NASHVILLE — Senate Speaker Ron Ramsey may have his differences with Gov. Bill Haslam, but Ramsey said today he has no intention of seeking a 2014 rematch with Haslam, who defeated him in last year’s Republican gubernatorial primary.
“No,” Ramsey told reporters today. “Period. Under no circumstances. Not even on my radar screen.”
Ramsey said he “had a wonderful experience running for governor in 2010, and if anything, Gov. Haslam and I became better friends through that process, and I cannot see any circumstance where I would run for governor again.”
The speaker, whose position also carries the title of lieutenant governor, sought to downplay recent disagreements he and Haslam have had in areas such as Ramsey’s push to abolish collective bargaining for teachers. Haslam has swung his support behind a plan to limit but not end union negotiations.

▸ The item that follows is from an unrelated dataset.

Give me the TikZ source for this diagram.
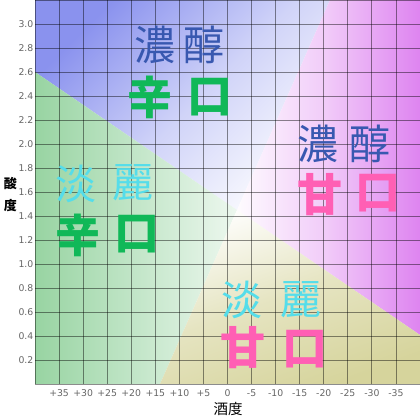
\documentclass[tikz,border=0pt]{standalone}
\usepackage{fontspec}
\setmainfont{DejaVu Sans}
\newfontfamily\cjk{Noto Sans CJK JP}
\definecolor{cblue}{HTML}{8A92EE}
\definecolor{cpink}{HTML}{DE84F0}
\definecolor{cgreen}{HTML}{98D4A2}
\definecolor{cyel}{HTML}{D6D49C}
\definecolor{tblue}{HTML}{3858B0}
\definecolor{tgreen}{HTML}{10B858}
\definecolor{tpink}{HTML}{FF5FB4}
\definecolor{tcyan}{HTML}{55DDEA}
\definecolor{ticklab}{HTML}{666666}
\tikzset{
  gridline/.style={draw=black, draw opacity=0.45, line width=0.85pt},
  tick/.style={text=ticklab, font=\fontsize{9.3}{10}\selectfont, inner sep=0pt},
  axtitle/.style={font=\cjk\bfseries\fontsize{13}{13}\selectfont, inner sep=0pt},
  bigA/.style={font=\cjk\fontsize{41}{41}\selectfont, inner sep=0pt},
  bigB/.style={font=\cjk\bfseries\fontsize{45}{45}\selectfont, inner sep=0pt},
}
\begin{document}
\begin{tikzpicture}[x=1pt,y=1pt]
\useasboundingbox (0,0) rectangle (420,420);
\fill[white] (0,0) rectangle (420,420);
% key points
\coordinate (TL) at (35,420);
\coordinate (TR) at (420,420);
\coordinate (BR) at (420,36);
\coordinate (BL) at (35,36);
\coordinate (C) at (237,210);
\coordinate (L) at (35,348);
\coordinate (T) at (330,420);
\coordinate (R) at (420,85);
\coordinate (B) at (160,36);
% blue region
\begin{scope}
\clip (TL) -- (T) -- (C) -- (L) -- cycle;
\shade[top color=cblue, bottom color=white, middle color=cblue!40!white, shading angle=45] (35,200) rectangle (340,420);
\end{scope}
% pink region
\begin{scope}
\clip (T) -- (TR) -- (R) -- (C) -- cycle;
\shade[left color=white, right color=cpink, middle color=cpink!42!white] (230,80) rectangle (420,420);
\end{scope}
% green region
\begin{scope}
\clip (L) -- (C) -- (B) -- (BL) -- cycle;
\shade[left color=cgreen, right color=white, middle color=cgreen!50!white] (35,36) rectangle (280,350);
\end{scope}
% yellow region
\begin{scope}
\clip (C) -- (R) -- (BR) -- (B) -- cycle;
\shade[top color=cyel, bottom color=white, middle color=cyel!62!white, shading angle=-160] (150,36) rectangle (420,215);
\end{scope}
% grid
\foreach \k in {0,...,16} {
  \draw[gridline] ({35+385*\k/16},36) -- ({35+385*\k/16},420);
  \draw[gridline] (35,{36+24*\k}) -- (420,{36+24*\k});
}
% y tick labels
\foreach \k/\t in {1/0.2,2/0.4,3/0.6,4/0.8,5/1.0,6/1.2,7/1.4,8/1.6,9/1.8,10/2.0,11/2.2,12/2.4,13/2.6,14/2.8,15/3.0}
  \node[tick, anchor=east] (yl\k) at (33.5,{36+24*\k}) {\t};
% x tick labels
\foreach \k/\t in {1/+35,2/+30,3/+25,4/+20,5/+15,6/+10,7/+5,8/0,9/-5,10/-10,11/-15,12/-20,13/-25,14/-30,15/-35}
  \node[tick] (xl\k) at ({35+385*\k/16},27) {\t};
% axis titles
\node[axtitle] (ya1) at (10.5,236) {酸};
\node[axtitle] (ya2) at (10.5,214) {度};
\node[axtitle, font=\cjk\fontsize{14.5}{14.5}\selectfont] (xa) at (228,11) {酒度};
% region labels
\node[bigA, text=tblue] (n1a) at (155,375) {濃};
\node[bigA, text=tblue] (n1b) at (204,375) {醇};
\node[bigB, text=tgreen] (k1a) at (150,323) {辛};
\node[bigB, text=tgreen] (k1b) at (210,323) {口};
\node[bigA, text=tblue] (n2a) at (318,276) {濃};
\node[bigA, text=tblue] (n2b) at (370,276) {醇};
\node[bigB, text=tpink] (a2a) at (320,225) {甘};
\node[bigB, text=tpink] (a2b) at (378,227) {口};
\node[bigA, text=tcyan] (t3a) at (76,236) {淡};
\node[bigA, text=tcyan] (t3b) at (133,237) {麗};
\node[bigB, text=tgreen] (k3a) at (78,185) {辛};
\node[bigB, text=tgreen] (k3b) at (137,186) {口};
\node[bigA, text=tcyan] (t4a) at (242,120) {淡};
\node[bigA, text=tcyan] (t4b) at (301,120) {麗};
\node[bigB, text=tpink] (a4a) at (243,72) {甘};
\node[bigB, text=tpink] (a4b) at (305,71) {口};
\end{tikzpicture}
\end{document}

Ramsey and Haslam recently put up dueling posts on their Facebook pages about the issue. They also have disagreed about elections for state Supreme Court justices and the state attorney general. Ramsey has become rallying point for conservative hardliners and tea party activists, who have been critical of Haslam. The speaker has denounced their sometimes harsh criticism of Haslam.

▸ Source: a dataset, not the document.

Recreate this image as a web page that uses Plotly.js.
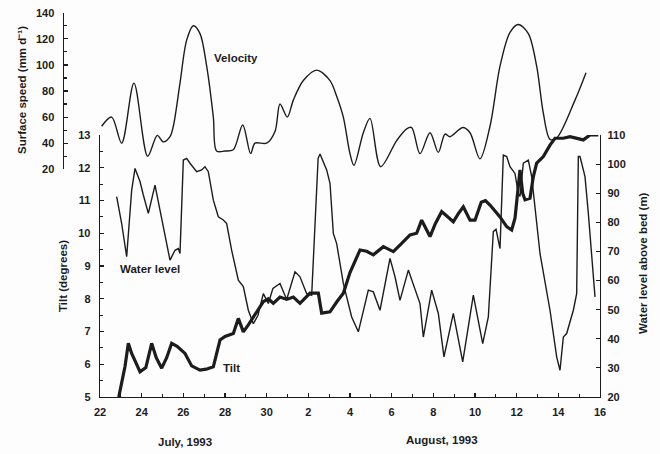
<!DOCTYPE html>
<html>
<head>
<meta charset="utf-8">
<script src="https://cdn.plot.ly/plotly-3.0.1.min.js"></script>
<style>
  html, body { margin: 0; padding: 0; background: #fdfdfd; }
  #chart { width: 660px; height: 454px; }
</style>
</head>
<body>
<div id="chart"></div>
<script>
// Time axis in running days: 22-30 are July, then August days follow on (32 -> "2", 46 -> "16").
const tickDays = [22,24,26,28,30,32,34,36,38,40,42,44,46];
const tickLabels = ['22','24','26','28','30','2','4','6','8','10','12','14','16'];

// Surface speed (mm d-1)
const velocityDays = [22.08,22.56,23.04,23.63,24.29,24.75,25.04,25.36,25.52,25.84,26.16,26.48,26.8,27.12,27.44,27.6,28.0,28.4,28.85,29.23,29.44,30.0,30.4,30.64,30.99,31.28,31.76,32.4,33.04,33.36,33.68,34.0,34.19,34.64,34.96,35.47,36.24,36.72,36.96,37.36,37.84,38.24,38.56,38.8,39.42,39.76,40.24,40.72,41.2,41.68,42.08,42.56,42.96,43.28,43.6,43.92,44.8,45.33];
const velocityValues = [53,60,40,86,30,46,41,45,53,86,119,130,124,99,60,34,34,35,54,32,40,40,49,70,60,73,88,96,88,76,60,32,23,48,59,22,42,51,52,32,48,33,47,45,52,48,28,53,99,125,131,124,99,63,43,44,73,94];

// Water level above bed (m)
const levelDays = [22.8,23.04,23.28,23.52,23.68,23.92,24.08,24.32,24.64,24.88,25.12,25.36,25.6,25.76,25.84,26.0,26.16,26.32,26.64,26.88,27.04,27.2,27.44,27.68,27.92,28.08,28.32,28.64,28.88,29.12,29.36,29.58,29.84,30.08,30.3,30.64,30.96,31.36,31.6,31.92,32.16,32.24,32.37,32.47,32.56,32.88,33.04,33.2,33.36,33.68,34.08,34.4,34.88,35.12,35.44,35.92,36.16,36.4,36.8,37.36,37.52,37.92,38.24,38.51,38.96,39.41,39.92,40.37,40.64,40.88,41.01,41.2,41.36,41.52,41.68,41.92,42.08,42.16,42.32,42.56,42.72,42.88,43.12,43.6,43.92,44.08,44.24,44.4,44.72,44.88,44.96,45.04,45.28,45.44,45.6,45.76];
const levelValues = [88.8,79.6,68.2,91,98.5,94,89.4,83.1,92.8,84.2,75,67,70.4,71,69.3,101.4,102,100.3,97.4,98,99.1,97.4,87.6,81.9,80.8,79.6,70.4,60.1,57.9,49.8,45.2,48,55.5,52.1,57.3,59,53.5,63,61.3,55.5,54.9,67,89.9,102,103.5,98,93.4,76.2,72.7,59,47.5,42.4,56.7,56.1,49.8,67.6,61.3,53.2,63.6,52.1,40.6,56.7,48.7,33.8,48.7,32.1,55,38.3,47.5,76.8,77.6,71,103.1,102.6,99.1,96.8,89.9,88.9,100.3,101.4,95.7,84.2,69.3,49.8,33.8,29.2,40.6,41.8,49.8,55.5,102.6,102.6,95.7,83.1,69.3,54.4];

// Tilt (degrees)
const tiltDays = [22.9,23.2,23.36,23.44,23.52,23.92,24.2,24.48,24.7,24.96,25.2,25.44,25.7,26.08,26.4,26.8,27.1,27.44,27.76,28.0,28.4,28.64,28.88,29.12,29.36,29.6,29.84,30.08,30.32,30.64,30.96,31.28,31.6,32.08,32.48,32.64,33.04,33.36,33.68,34.0,34.32,34.48,34.8,35.12,35.6,36.08,36.48,36.88,37.2,37.44,37.84,38.1,38.4,38.7,38.96,39.2,39.44,39.76,40.0,40.3,40.5,40.72,41.2,41.52,41.76,41.92,42.08,42.16,42.29,42.4,42.64,42.8,42.96,43.28,43.6,43.84,44.24,44.56,45.2,45.52,45.92];
const tiltValues = [5.0,5.93,6.64,6.45,6.33,5.77,5.9,6.64,6.2,5.88,6.2,6.64,6.55,6.33,5.95,5.82,5.85,5.92,6.74,6.85,6.94,7.4,6.99,7.2,7.45,7.7,7.91,8.0,7.86,8.05,7.98,8.05,7.86,8.17,8.17,7.56,7.6,7.9,8.17,8.8,9.28,9.49,9.45,9.34,9.59,9.44,9.69,9.95,10.0,10.4,9.9,10.3,10.66,10.5,10.35,10.6,10.81,10.4,10.4,10.95,11.0,10.86,10.5,10.2,10.1,10.46,11.42,11.93,11.22,11.02,11.07,11.73,12.14,12.34,12.69,12.9,12.9,12.95,12.85,13.0,13.0];

const ink = '#1c1c1c';
const tickFont = { family: 'Liberation Sans, Arial, sans-serif', size: 11, color: ink, weight: 'bold' };
const labelFont = { family: 'Liberation Sans, Arial, sans-serif', size: 11.5, color: ink, weight: 'bold' };

const traces = [
  { x: velocityDays, y: velocityValues, xaxis: 'x', yaxis: 'y3', mode: 'lines',
    line: { color: ink, width: 1.4, shape: 'spline', smoothing: 0.9 }, hoverinfo: 'skip' },
  { x: levelDays, y: levelValues, xaxis: 'x', yaxis: 'y2', mode: 'lines',
    line: { color: ink, width: 1.4 }, hoverinfo: 'skip' },
  { x: tiltDays, y: tiltValues, xaxis: 'x', yaxis: 'y', mode: 'lines',
    line: { color: ink, width: 3.2 }, hoverinfo: 'skip' }
];

// Plot area: x 40..620 px, y 10..414 px
const axisBase = {
  showgrid: false, zeroline: false, showline: true, linecolor: ink, linewidth: 1.3,
  ticks: 'inside', ticklen: 4, tickwidth: 1.2, tickcolor: ink, tickfont: tickFont
};

const layout = {
  width: 660, height: 454,
  margin: { l: 40, r: 40, t: 10, b: 40 },
  paper_bgcolor: '#fdfdfd', plot_bgcolor: 'rgba(0,0,0,0)',
  showlegend: false,
  xaxis: Object.assign({}, axisBase, {
    domain: [60/580, 560/580], range: [22, 46], anchor: 'y',
    tickmode: 'array', tickvals: tickDays, ticktext: tickLabels, ticklabelstandoff: 4,
    minor: { dtick: 1, tick0: 22, ticks: 'inside', ticklen: 3, tickcolor: ink, showgrid: false }
  }),
  yaxis: Object.assign({}, axisBase, {
    domain: [17/404, 279/404], range: [5, 13], anchor: 'x',
    tickmode: 'linear', tick0: 5, dtick: 1, ticklabelstandoff: 6,
    minor: { dtick: 0.5, ticks: 'inside', ticklen: 3, tickcolor: ink, showgrid: false }
  }),
  yaxis2: Object.assign({}, axisBase, {
    overlaying: 'y', side: 'right', anchor: 'x', range: [20, 110],
    tickmode: 'linear', tick0: 20, dtick: 10, ticklabelstandoff: 4
  }),
  yaxis3: Object.assign({}, axisBase, {
    domain: [244.7/404, 401.3/404], range: [20, 140], anchor: 'free', position: 22.5/580,
    tickmode: 'linear', tick0: 20, dtick: 20, ticklabelstandoff: 6,
    minor: { dtick: 10, ticks: 'inside', ticklen: 3, tickcolor: ink, showgrid: false }
  }),
  annotations: [
    { text: 'Velocity', x: (236-40)/580, y: (414-58)/404 },
    { text: 'Water level', x: (150-40)/580, y: (414-269)/404 },
    { text: 'Tilt', x: (231-40)/580, y: (414-368)/404 },
    { text: 'July, 1993', x: (185-40)/580, y: (414-442)/404 },
    { text: 'August, 1993', x: (442-40)/580, y: (414-440)/404 },
    { text: 'Surface speed (mm d\u207B\u00B9)', x: (22-40)/580, y: (414-90)/404, textangle: -90 },
    { text: 'Tilt (degrees)', x: (63-40)/580, y: (414-276)/404, textangle: -90 },
    { text: 'Water level above bed (m)', x: (643-40)/580, y: (414-263)/404, textangle: -90 }
  ].map(a => Object.assign({ xref: 'paper', yref: 'paper', xanchor: 'center', yanchor: 'middle',
                             showarrow: false, font: labelFont }, a))
};

Plotly.newPlot('chart', traces, layout, { staticPlot: true, displayModeBar: false });
</script>
</body>
</html>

The speaker accused reporters of exaggerating his differences with Haslam, but the topic has captivated Republicans, Democrats and independent observers alike.
Meanwhile, Ramsey said he is not trying to snatch Haslam’s thunder when it comes to cracking down on government bureaucracy.
Haslam has talked about cutting rules and regulations. Ramsey this week formally unveiled a website, TNREDTAPE.com.
It is intended to serve as a clearinghouse of sorts for businesses with complaints about bureaucratic gripes. Redtape stands for Ridiculous Employee Decisions That Affect People Everyday.
Noting he gave Haslam a head’s up before his news conferences, Ramsey said, “I guess the only concern he had at all was legitimate in the fact that now those departments that we’re going to try to cut the red tape in are his departments.
“But,” Ramsey said, “I explained to him that I think this is the perfect time to do that because he hasn’t put his stamp on those departments. And this is something we can do in unison.”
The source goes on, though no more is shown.